GIVEN TASK
Copy exactly, and only, the lines between the line holding "Emit a Python" and the line holding "635, 646, 649]", inclusive; skip the pictures.

RECORDED INFORMATION
* * * * * * * * *

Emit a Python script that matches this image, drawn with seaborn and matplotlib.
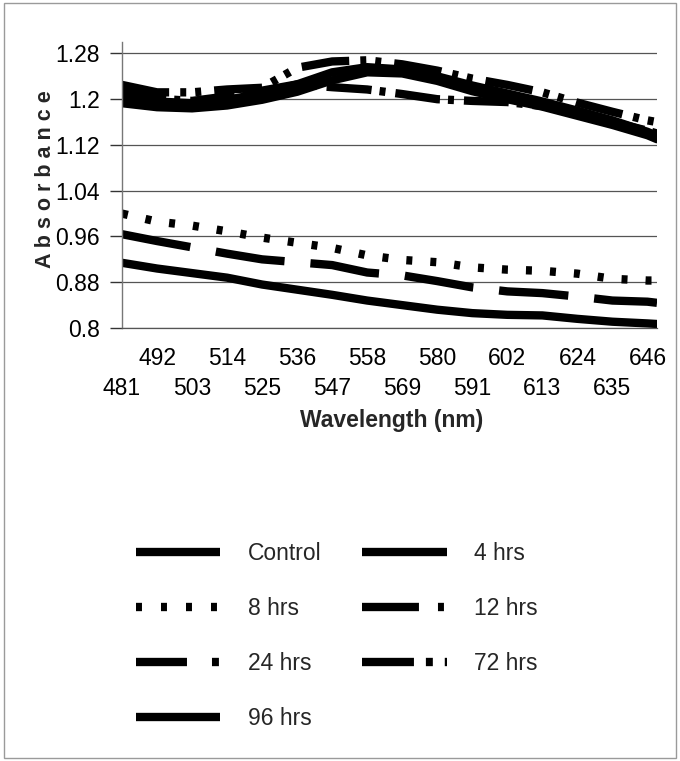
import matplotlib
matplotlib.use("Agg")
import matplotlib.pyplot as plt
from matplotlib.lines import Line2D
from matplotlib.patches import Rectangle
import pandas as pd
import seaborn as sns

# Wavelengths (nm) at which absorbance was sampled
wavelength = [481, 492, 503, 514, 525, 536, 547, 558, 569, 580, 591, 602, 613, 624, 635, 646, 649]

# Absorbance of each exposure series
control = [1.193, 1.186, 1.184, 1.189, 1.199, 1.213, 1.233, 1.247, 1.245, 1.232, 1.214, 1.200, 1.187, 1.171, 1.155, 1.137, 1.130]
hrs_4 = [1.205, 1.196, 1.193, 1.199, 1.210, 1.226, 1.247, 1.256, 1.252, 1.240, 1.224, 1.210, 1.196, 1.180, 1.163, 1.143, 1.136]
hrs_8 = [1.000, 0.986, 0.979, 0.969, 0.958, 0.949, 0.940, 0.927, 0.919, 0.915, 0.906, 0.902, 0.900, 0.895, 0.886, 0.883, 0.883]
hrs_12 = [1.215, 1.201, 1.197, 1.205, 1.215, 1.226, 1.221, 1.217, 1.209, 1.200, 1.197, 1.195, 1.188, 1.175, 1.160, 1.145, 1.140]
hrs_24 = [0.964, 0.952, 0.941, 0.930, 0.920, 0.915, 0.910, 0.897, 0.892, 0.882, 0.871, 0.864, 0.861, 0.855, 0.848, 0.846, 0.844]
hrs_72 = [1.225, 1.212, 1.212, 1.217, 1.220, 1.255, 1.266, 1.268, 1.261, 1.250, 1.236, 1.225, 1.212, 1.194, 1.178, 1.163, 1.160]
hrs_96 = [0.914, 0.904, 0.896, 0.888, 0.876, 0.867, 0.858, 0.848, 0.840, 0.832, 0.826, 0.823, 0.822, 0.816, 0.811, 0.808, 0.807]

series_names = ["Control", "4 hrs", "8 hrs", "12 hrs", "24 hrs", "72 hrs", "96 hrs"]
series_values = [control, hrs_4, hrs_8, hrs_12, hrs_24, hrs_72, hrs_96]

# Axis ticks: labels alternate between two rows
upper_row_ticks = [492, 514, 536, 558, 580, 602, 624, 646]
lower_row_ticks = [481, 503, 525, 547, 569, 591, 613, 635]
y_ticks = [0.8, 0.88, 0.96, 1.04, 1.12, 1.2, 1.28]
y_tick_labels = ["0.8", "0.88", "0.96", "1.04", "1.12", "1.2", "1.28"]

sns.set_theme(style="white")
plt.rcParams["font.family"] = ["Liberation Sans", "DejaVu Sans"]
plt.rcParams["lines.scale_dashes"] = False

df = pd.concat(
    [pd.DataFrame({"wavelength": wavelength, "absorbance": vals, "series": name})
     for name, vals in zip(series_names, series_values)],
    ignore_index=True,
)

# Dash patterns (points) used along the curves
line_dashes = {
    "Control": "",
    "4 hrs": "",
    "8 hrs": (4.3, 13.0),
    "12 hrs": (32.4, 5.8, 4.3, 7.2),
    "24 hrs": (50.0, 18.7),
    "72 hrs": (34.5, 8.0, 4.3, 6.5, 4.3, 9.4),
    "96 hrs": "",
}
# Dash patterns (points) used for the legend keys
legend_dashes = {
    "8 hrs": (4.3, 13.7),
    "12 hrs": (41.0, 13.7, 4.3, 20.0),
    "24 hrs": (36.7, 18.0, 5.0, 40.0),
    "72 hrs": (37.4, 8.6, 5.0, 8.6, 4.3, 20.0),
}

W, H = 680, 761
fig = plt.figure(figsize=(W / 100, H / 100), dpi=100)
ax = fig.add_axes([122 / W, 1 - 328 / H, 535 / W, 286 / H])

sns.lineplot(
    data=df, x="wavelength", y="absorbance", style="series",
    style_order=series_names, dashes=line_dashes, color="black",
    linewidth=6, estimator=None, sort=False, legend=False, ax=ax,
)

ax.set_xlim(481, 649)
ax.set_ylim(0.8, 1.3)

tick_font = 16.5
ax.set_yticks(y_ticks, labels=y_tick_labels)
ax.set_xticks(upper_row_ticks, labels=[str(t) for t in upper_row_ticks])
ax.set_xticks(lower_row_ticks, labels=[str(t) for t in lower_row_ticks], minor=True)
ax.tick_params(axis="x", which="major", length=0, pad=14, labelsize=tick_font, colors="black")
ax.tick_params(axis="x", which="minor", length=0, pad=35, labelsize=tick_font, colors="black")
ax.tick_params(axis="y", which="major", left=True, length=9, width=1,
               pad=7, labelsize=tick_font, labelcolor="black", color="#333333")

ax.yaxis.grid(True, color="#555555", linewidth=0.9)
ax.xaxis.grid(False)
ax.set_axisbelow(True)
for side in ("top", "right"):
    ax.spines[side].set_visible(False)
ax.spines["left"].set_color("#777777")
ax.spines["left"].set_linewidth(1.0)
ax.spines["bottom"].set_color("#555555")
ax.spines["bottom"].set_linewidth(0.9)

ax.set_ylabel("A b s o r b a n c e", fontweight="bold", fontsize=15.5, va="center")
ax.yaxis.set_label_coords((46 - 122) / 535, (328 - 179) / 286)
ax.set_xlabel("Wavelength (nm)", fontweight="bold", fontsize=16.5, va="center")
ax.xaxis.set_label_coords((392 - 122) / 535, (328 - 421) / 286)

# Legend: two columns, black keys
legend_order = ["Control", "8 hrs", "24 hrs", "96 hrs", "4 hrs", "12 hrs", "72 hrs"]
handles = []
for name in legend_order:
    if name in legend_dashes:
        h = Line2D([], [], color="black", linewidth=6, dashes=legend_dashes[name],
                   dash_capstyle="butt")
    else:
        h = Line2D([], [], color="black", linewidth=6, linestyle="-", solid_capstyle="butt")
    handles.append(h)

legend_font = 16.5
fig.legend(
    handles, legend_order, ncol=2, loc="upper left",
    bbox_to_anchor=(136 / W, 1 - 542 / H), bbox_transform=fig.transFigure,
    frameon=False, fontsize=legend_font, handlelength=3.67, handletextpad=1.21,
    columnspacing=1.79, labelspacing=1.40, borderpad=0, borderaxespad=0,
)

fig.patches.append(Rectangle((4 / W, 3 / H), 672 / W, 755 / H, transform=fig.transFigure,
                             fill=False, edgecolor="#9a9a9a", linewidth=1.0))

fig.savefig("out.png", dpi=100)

* * * * * * * * *

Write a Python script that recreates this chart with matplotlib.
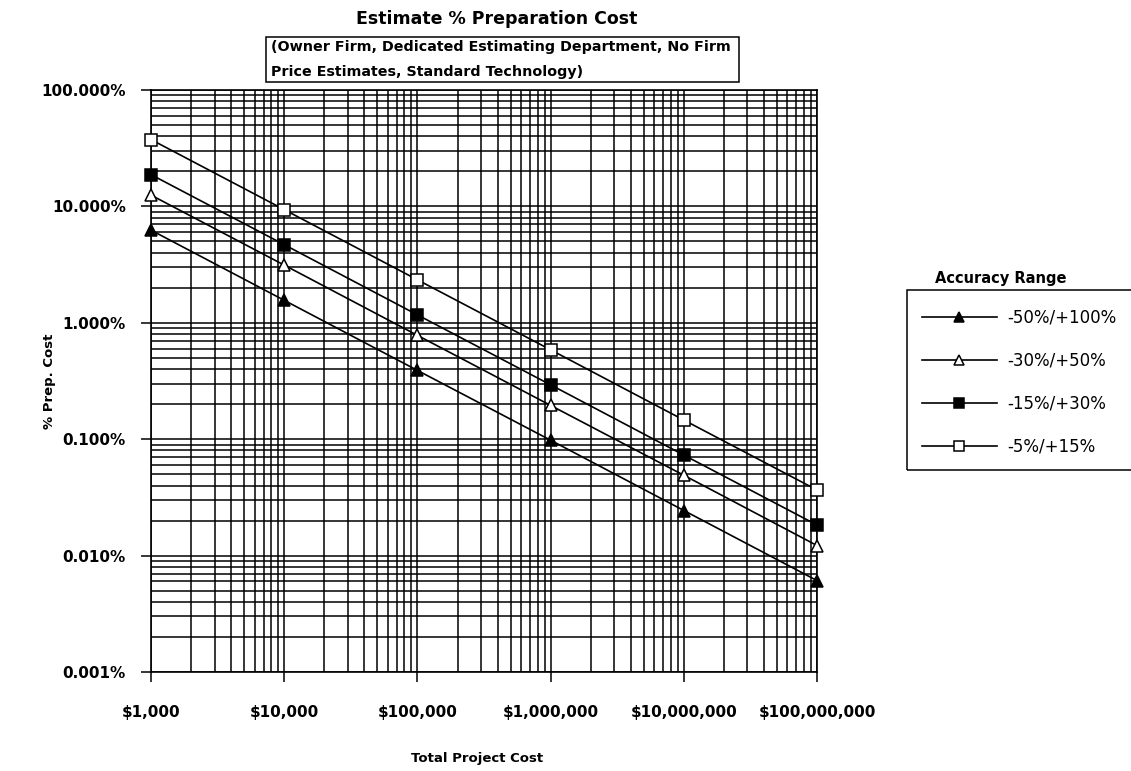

* * * * * * * * *

WRITTEN SOLUTION
Emit a Python script that matches this image, drawn with seaborn and matplotlib.
import matplotlib
matplotlib.use("Agg")
import matplotlib.pyplot as plt
from matplotlib.lines import Line2D
from matplotlib.patches import Rectangle
import pandas as pd
import seaborn as sns

# Wavelengths (nm) at which absorbance was sampled
wavelength = [481, 492, 503, 514, 525, 536, 547, 558, 569, 580, 591, 602, 613, 624, 635, 646, 649]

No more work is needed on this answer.